Ramona E. Douglass (died 2007) was an American activist. In addition to her work as a medical sales and marketing professional, she was a prominent advocate for multiracial Americans.

== Education ==
Douglass was a graduate of Colorado State University with a Bachelor of Science degree in geology and chemistry.

== Activism ==
Douglass was a community activist for almost 30 years. She was a founding member of the National Alliance Against Racist and Political Repression and participated with Angela Davis' Political Defense Committee in the early 1970s.

In 1986 Douglass became active in the Biracial Family Network, one of the United States' oldest community organizations advocating for mixed heritage people and families. On November 12, 1998, the Biracial Family Network joined similar organizations in the U.S. and Canada to create the Association of MultiEthnic Americans (AMEA).
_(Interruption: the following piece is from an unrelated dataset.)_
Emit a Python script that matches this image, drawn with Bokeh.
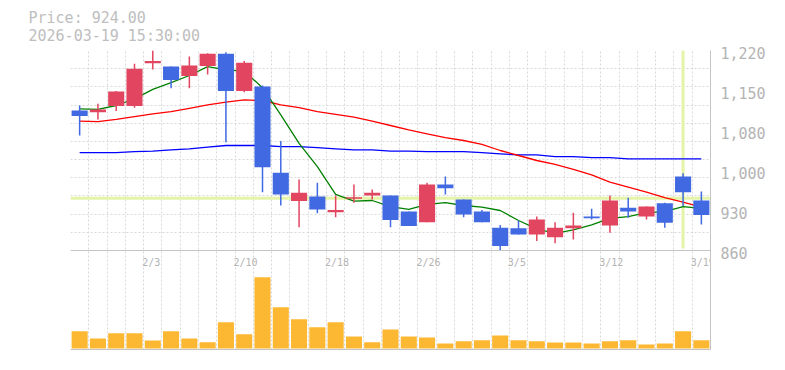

Douglass, an AMEA co-founder, served as the organization's vice president (1988–1991), president (1994–1999) and Director of Media and Public Relations (2000–2005). She served on AMEA's Advisory Council until her death in 2007.

Douglass was a prominent spokesperson for multiracial issues during the debates preceding the 2000 United States census. In 1993, she testified before Rep. Thomas C. Sawyer's (D-OH) Subcommittee on Census, Statistics & Postal Personnel in favor of adding a "multiracial" category to the 2000 Census. In 1995, she was appointed, by then Secretary of Commerce Ron Brown, to the 2000 Census Advisory Committee. As AMEA's representative on the committee for 13 years, she contributed a multiracial personal and community organizing perspective. In 1997, Douglass testified before the Subcommittee on Government Management, Information and Technology of the House Committee on Government Reform and Oversight on behalf of multiracial Americans.

== Personal life ==
Douglass was of African American, Native American (Oglala), and Sicilian heritage.